Given instruction ▸ Your task is to reproduce, verbatim and without pictures, the lines from the opening of the listing through the line containing "0.127, 0.131, 0.133]".

Source material ▸
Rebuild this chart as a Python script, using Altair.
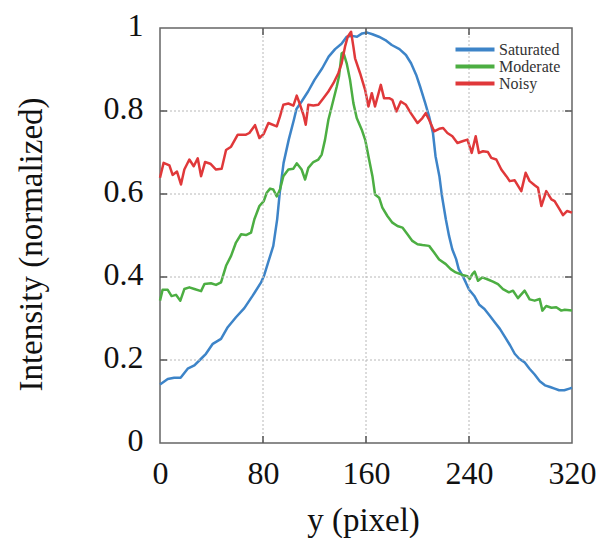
import altair as alt
import pandas as pd

series_names = ["Saturated", "Moderate", "Noisy"]
series_colors = ["#3d84c8", "#4cae42", "#e0383a"]

sat_x = [0, 6, 11, 16, 21.5, 26.7, 31.9, 35.7, 41, 47.4, 52.6, 59, 65.5, 72, 78.5,
         81, 84, 88, 91, 93, 96, 100, 104, 106, 110, 115, 120, 126, 131, 136, 141, 145,
         149, 153, 157, 161, 165, 170, 175, 180, 186, 191, 195, 199, 202, 206, 209, 212,
         214, 217, 219, 222, 224.5, 227, 230, 232, 235, 237.5, 240, 244, 248, 252, 256,
         260, 264, 268, 272, 275.5, 279, 283, 287, 291, 295, 299, 303, 306.5, 310, 314,
         318, 320]
sat_y = [0.141, 0.154, 0.157, 0.157, 0.179, 0.187, 0.203, 0.215, 0.239, 0.251, 0.279,
         0.303, 0.325, 0.355, 0.387, 0.405, 0.435, 0.475, 0.539, 0.603, 0.675, 0.731,
         0.779, 0.805, 0.823, 0.847, 0.875, 0.903, 0.931, 0.949, 0.962, 0.979, 0.981,
         0.979, 0.987, 0.989, 0.985, 0.979, 0.971, 0.959, 0.949, 0.935, 0.915, 0.887,
         0.859, 0.819, 0.787, 0.747, 0.691, 0.643, 0.595, 0.539, 0.499, 0.467, 0.443,
         0.419, 0.403, 0.387, 0.370, 0.355, 0.333, 0.323, 0.307, 0.291, 0.275, 0.255,
         0.235, 0.215, 0.203, 0.195, 0.179, 0.165, 0.149, 0.139, 0.135, 0.131, 0.127,
         0.127, 0.131, 0.133]

mod_x = [0, 2, 6, 9, 12.4, 15.8, 18.9, 22.8, 26.7, 31.9, 34.5, 39.6, 43.5, 47.4, 51.3,
         55.2, 59, 63, 66.8, 70.7, 73.3, 77.2, 80.6, 82.9, 85.5, 88, 90.7, 93.2, 95.8,
         99.7, 103.6, 106.2, 110, 112.7, 115.2, 119.1, 123, 125.6, 128.2, 130.8, 133.4,
         137.3, 139, 141.1, 142.4, 145, 147.6, 150.2, 152.8, 156.7, 159.5, 162.4, 165,
         167, 170.2, 172.7, 176.6, 180.5, 184.4, 188.3, 192.2, 196, 200, 203.8, 209,
         212.9, 216.8, 222, 225.8, 229.7, 234.9, 238.8, 240.5, 242.6, 244.4, 247, 250.3,
         254.7, 258.6, 262.5, 266.4, 271, 274.2, 278, 283.2, 287.1, 291, 294.9, 297, 300,
         304, 307.8, 311.7, 314.3, 320]
mod_y = [0.343, 0.369, 0.369, 0.354, 0.357, 0.343, 0.371, 0.375, 0.371, 0.366, 0.383,
         0.385, 0.381, 0.387, 0.427, 0.451, 0.483, 0.503, 0.501, 0.507, 0.539, 0.571,
         0.583, 0.603, 0.613, 0.611, 0.594, 0.611, 0.643, 0.659, 0.661, 0.674, 0.659,
         0.635, 0.663, 0.677, 0.683, 0.695, 0.731, 0.779, 0.811, 0.859, 0.883, 0.939,
         0.941, 0.915, 0.875, 0.819, 0.783, 0.755, 0.729, 0.683, 0.643, 0.599, 0.591,
         0.567, 0.547, 0.531, 0.523, 0.519, 0.503, 0.487, 0.479, 0.477, 0.475, 0.459,
         0.442, 0.431, 0.419, 0.411, 0.405, 0.402, 0.395, 0.407, 0.413, 0.391, 0.399,
         0.394, 0.389, 0.383, 0.371, 0.363, 0.367, 0.349, 0.367, 0.346, 0.343, 0.347,
         0.319, 0.330, 0.326, 0.327, 0.319, 0.321, 0.319]

noi_x = [0, 2.8, 7.3, 9.8, 13.2, 16.3, 18.9, 22.8, 26.2, 29.3, 31.9, 35, 39.1, 43.5,
         47.9, 51.3, 55.2, 60.4, 66.8, 69.4, 73.8, 77.2, 80.6, 84.2, 90.7, 93.2, 95.8,
         99.7, 103.6, 106.2, 108.8, 111.4, 113.2, 115.2, 119.1, 123, 126.9, 130.8, 134.7,
         138.5, 141.1, 143.7, 145.8, 148.4, 150.2, 151.5, 155.4, 159.3, 161.9, 164.5,
         167, 171.5, 174, 178, 180.5, 183.6, 187, 191, 194.8, 200, 203.8, 206.4, 209,
         212.9, 216.8, 219.9, 223.2, 227.1, 231, 234.9, 238.8, 242.1, 245.2, 247.7,
         250.9, 254.7, 257.3, 261.2, 265.1, 269, 271.6, 275.5, 280.6, 284, 287.1, 291,
         293.6, 296.2, 300, 304, 306.5, 310.4, 313, 316.1, 320]
noi_y = [0.639, 0.675, 0.669, 0.646, 0.654, 0.623, 0.659, 0.683, 0.667, 0.686, 0.643,
         0.677, 0.673, 0.659, 0.661, 0.706, 0.714, 0.743, 0.743, 0.747, 0.766, 0.735,
         0.745, 0.771, 0.763, 0.787, 0.815, 0.818, 0.813, 0.837, 0.815, 0.791, 0.767,
         0.815, 0.813, 0.815, 0.831, 0.847, 0.867, 0.891, 0.915, 0.955, 0.979, 0.991,
         0.955, 0.927, 0.891, 0.851, 0.811, 0.843, 0.811, 0.863, 0.831, 0.831, 0.827,
         0.799, 0.823, 0.815, 0.795, 0.771, 0.783, 0.795, 0.779, 0.751, 0.757, 0.759,
         0.747, 0.739, 0.723, 0.727, 0.731, 0.699, 0.739, 0.699, 0.703, 0.701, 0.687,
         0.683, 0.659, 0.643, 0.631, 0.633, 0.607, 0.651, 0.631, 0.621, 0.615, 0.571,
         0.607, 0.587, 0.583, 0.563, 0.549, 0.559, 0.555]

x_ticks = [0, 80, 160, 240, 320]
y_ticks = [0, 0.2, 0.4, 0.6, 0.8, 1]

rows = []
for name, xs, ys in zip(series_names, [sat_x, mod_x, noi_x], [sat_y, mod_y, noi_y]):
    for i, (a, b) in enumerate(zip(xs, ys)):
        rows.append({"series": name, "px": a, "val": b, "order": i})
df = pd.DataFrame(rows)
xt = pd.DataFrame({"px": x_ticks[1:-1]})
yt = pd.DataFrame({"val": y_ticks[1:-1]})

W, H = 412, 415
SERIF = "Liberation Serif"
xscale = alt.Scale(domain=[0, 320], nice=False, zero=False)
yscale = alt.Scale(domain=[0, 1], nice=False)

x_axis = alt.Axis(values=x_ticks, title="y (pixel)", labelPadding=15, labelFlush=False,
                  titleX=203, titleY=87, titleBaseline="alphabetic",
                  titleAnchor="middle", titleAlign="center")
y_axis = alt.Axis(values=y_ticks, format="~g", title="Intensity (normalized)",
                  labelPadding=17, labelOffset=-3, labelFlush=False,
                  titleX=-129, titleY=216, titleAngle=270,
                  titleBaseline="middle", titleAlign="center")
X = alt.X("px:Q", scale=xscale, axis=x_axis)
Y = alt.Y("val:Q", scale=yscale, axis=y_axis)

lines = alt.Chart(df).mark_line(strokeWidth=2.5, strokeJoin="round").encode(
    x=X, y=Y,
    color=alt.Color("series:N",
                    scale=alt.Scale(domain=series_names, range=series_colors),
                    sort=series_names,
                    legend=alt.Legend(title=None, orient="none", legendX=306.5, legendY=13,
                                      symbolType="M-3,0H3", symbolSize=169,
                                      symbolStrokeWidth=4, labelFont=SERIF,
                                      labelFontSize=16, labelColor="#333333",
                                      labelOffset=15.5, rowPadding=0, padding=0)),
    order="order:Q",
)

grid_x = alt.Chart(xt).mark_rule(color="#b8b8b8", strokeDash=[2, 2], strokeWidth=1).encode(x=X)
grid_y = alt.Chart(yt).mark_rule(color="#b8b8b8", strokeDash=[2, 2], strokeWidth=1).encode(y=Y)

tick_style = dict(color="#555555", strokeWidth=1.5)
tick_l = alt.Chart(yt).mark_rule(**tick_style).encode(y=Y, x=alt.value(0), x2=alt.value(7))
tick_r = alt.Chart(yt).mark_rule(**tick_style).encode(y=Y, x=alt.value(W - 7), x2=alt.value(W))
tick_b = alt.Chart(xt).mark_rule(**tick_style).encode(x=X, y=alt.value(H - 7), y2=alt.value(H))
tick_t = alt.Chart(xt).mark_rule(**tick_style).encode(x=X, y=alt.value(0), y2=alt.value(7))

chart = alt.layer(lines, grid_x, grid_y, tick_l, tick_r, tick_b, tick_t).properties(
    width=W, height=H, autosize="none",
    padding={"left": 152, "top": 20, "right": 26, "bottom": 95},
    background="white",
).configure_view(stroke="#666666", strokeWidth=1.5).configure_axis(
    labelFont=SERIF, labelFontSize=32, labelColor="#111111",
    titleFont=SERIF, titleFontSize=33, titleFontWeight="normal", titleColor="#111111",
    domain=False, ticks=False, grid=False,
).configure_legend(labelFont=SERIF, labelFontSize=16, labelColor="#333333")

chart.save("out.html", embed_options={"renderer": "svg", "actions": False})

Exercise response ▸
Rebuild this chart as a Python script, using Altair.
import altair as alt
import pandas as pd

series_names = ["Saturated", "Moderate", "Noisy"]
series_colors = ["#3d84c8", "#4cae42", "#e0383a"]

sat_x = [0, 6, 11, 16, 21.5, 26.7, 31.9, 35.7, 41, 47.4, 52.6, 59, 65.5, 72, 78.5,
         81, 84, 88, 91, 93, 96, 100, 104, 106, 110, 115, 120, 126, 131, 136, 141, 145,
         149, 153, 157, 161, 165, 170, 175, 180, 186, 191, 195, 199, 202, 206, 209, 212,
         214, 217, 219, 222, 224.5, 227, 230, 232, 235, 237.5, 240, 244, 248, 252, 256,
         260, 264, 268, 272, 275.5, 279, 283, 287, 291, 295, 299, 303, 306.5, 310, 314,
         318, 320]
sat_y = [0.141, 0.154, 0.157, 0.157, 0.179, 0.187, 0.203, 0.215, 0.239, 0.251, 0.279,
         0.303, 0.325, 0.355, 0.387, 0.405, 0.435, 0.475, 0.539, 0.603, 0.675, 0.731,
         0.779, 0.805, 0.823, 0.847, 0.875, 0.903, 0.931, 0.949, 0.962, 0.979, 0.981,
         0.979, 0.987, 0.989, 0.985, 0.979, 0.971, 0.959, 0.949, 0.935, 0.915, 0.887,
         0.859, 0.819, 0.787, 0.747, 0.691, 0.643, 0.595, 0.539, 0.499, 0.467, 0.443,
         0.419, 0.403, 0.387, 0.370, 0.355, 0.333, 0.323, 0.307, 0.291, 0.275, 0.255,
         0.235, 0.215, 0.203, 0.195, 0.179, 0.165, 0.149, 0.139, 0.135, 0.131, 0.127,
         0.127, 0.131, 0.133]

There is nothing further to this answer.